PROBLEM: Begin with the first line below and retype each line exactly through the line containing "800, 900, 1000];". Any pictures are to be left out.
# # # # #
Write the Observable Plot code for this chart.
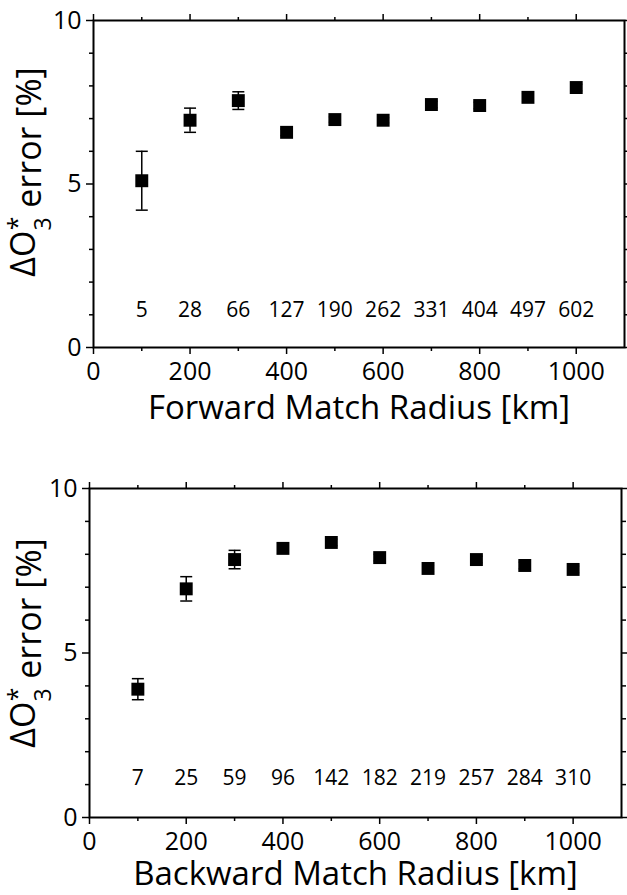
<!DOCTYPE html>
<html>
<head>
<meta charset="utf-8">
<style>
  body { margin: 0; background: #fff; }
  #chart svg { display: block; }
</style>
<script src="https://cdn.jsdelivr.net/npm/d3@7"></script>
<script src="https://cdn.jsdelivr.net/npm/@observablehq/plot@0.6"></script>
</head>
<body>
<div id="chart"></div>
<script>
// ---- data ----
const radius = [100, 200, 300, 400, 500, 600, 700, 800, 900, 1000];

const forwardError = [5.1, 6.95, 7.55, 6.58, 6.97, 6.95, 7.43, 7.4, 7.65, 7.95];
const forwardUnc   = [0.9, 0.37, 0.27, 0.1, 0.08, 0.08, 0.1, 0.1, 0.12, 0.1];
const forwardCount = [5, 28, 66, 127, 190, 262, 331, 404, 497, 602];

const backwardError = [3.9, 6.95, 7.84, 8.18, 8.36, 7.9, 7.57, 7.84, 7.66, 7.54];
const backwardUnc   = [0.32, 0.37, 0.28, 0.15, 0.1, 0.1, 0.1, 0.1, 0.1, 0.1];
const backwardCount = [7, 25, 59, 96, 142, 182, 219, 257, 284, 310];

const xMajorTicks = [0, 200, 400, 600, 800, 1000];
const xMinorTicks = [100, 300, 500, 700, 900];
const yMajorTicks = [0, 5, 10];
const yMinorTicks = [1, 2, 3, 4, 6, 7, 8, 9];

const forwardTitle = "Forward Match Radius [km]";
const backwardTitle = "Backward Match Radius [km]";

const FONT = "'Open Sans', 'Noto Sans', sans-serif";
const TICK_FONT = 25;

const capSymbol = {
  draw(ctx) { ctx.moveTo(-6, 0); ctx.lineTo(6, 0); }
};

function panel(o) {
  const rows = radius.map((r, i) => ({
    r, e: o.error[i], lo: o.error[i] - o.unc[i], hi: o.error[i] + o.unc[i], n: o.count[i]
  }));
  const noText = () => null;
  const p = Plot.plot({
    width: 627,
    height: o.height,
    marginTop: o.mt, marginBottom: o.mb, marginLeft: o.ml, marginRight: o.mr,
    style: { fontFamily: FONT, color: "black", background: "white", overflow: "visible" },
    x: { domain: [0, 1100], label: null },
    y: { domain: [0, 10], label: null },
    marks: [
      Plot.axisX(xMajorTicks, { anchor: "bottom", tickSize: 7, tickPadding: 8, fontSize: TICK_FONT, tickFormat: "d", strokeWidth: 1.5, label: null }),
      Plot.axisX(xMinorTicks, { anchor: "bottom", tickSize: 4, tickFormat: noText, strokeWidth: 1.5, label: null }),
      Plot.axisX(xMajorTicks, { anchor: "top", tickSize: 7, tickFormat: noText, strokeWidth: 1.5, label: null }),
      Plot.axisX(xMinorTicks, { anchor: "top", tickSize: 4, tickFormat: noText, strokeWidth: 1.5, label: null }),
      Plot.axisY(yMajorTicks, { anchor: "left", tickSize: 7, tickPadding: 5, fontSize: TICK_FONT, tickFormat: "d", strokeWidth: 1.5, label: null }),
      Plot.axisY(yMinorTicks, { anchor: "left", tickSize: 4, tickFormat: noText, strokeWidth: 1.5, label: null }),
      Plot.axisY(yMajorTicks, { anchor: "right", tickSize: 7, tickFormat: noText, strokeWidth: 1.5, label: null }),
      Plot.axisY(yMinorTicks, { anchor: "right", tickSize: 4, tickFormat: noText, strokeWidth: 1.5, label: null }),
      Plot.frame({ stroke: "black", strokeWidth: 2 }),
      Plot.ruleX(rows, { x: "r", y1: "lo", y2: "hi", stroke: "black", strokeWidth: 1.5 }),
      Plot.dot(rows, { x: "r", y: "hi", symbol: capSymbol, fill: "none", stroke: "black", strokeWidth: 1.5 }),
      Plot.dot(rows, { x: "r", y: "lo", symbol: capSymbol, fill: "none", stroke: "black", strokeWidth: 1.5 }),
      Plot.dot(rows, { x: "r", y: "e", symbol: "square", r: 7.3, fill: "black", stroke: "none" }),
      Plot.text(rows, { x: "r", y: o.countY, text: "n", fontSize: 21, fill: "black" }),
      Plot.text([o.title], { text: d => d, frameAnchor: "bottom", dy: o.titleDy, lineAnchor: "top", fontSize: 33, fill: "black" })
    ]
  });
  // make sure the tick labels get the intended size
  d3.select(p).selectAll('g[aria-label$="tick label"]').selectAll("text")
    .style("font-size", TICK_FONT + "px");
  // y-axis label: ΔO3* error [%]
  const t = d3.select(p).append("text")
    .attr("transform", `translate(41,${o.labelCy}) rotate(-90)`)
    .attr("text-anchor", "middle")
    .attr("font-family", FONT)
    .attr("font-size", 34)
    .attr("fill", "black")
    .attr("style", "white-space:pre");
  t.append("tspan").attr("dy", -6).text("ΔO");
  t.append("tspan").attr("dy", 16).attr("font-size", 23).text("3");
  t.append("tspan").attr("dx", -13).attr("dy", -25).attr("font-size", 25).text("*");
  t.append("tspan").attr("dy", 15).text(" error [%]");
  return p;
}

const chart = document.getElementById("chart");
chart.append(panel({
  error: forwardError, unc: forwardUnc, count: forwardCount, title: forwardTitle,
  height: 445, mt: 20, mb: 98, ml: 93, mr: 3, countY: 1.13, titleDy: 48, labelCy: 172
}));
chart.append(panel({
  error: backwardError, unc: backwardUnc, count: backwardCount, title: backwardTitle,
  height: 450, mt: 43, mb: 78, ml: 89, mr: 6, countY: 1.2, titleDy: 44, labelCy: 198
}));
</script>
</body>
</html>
# # # # #
ANSWER FOR THIS EXERCISE:
Write the Observable Plot code for this chart.
<!DOCTYPE html>
<html>
<head>
<meta charset="utf-8">
<style>
  body { margin: 0; background: #fff; }
  #chart svg { display: block; }
</style>
<script src="https://cdn.jsdelivr.net/npm/d3@7"></script>
<script src="https://cdn.jsdelivr.net/npm/@observablehq/plot@0.6"></script>
</head>
<body>
<div id="chart"></div>
<script>
// ---- data ----
const radius = [100, 200, 300, 400, 500, 600, 700, 800, 900, 1000];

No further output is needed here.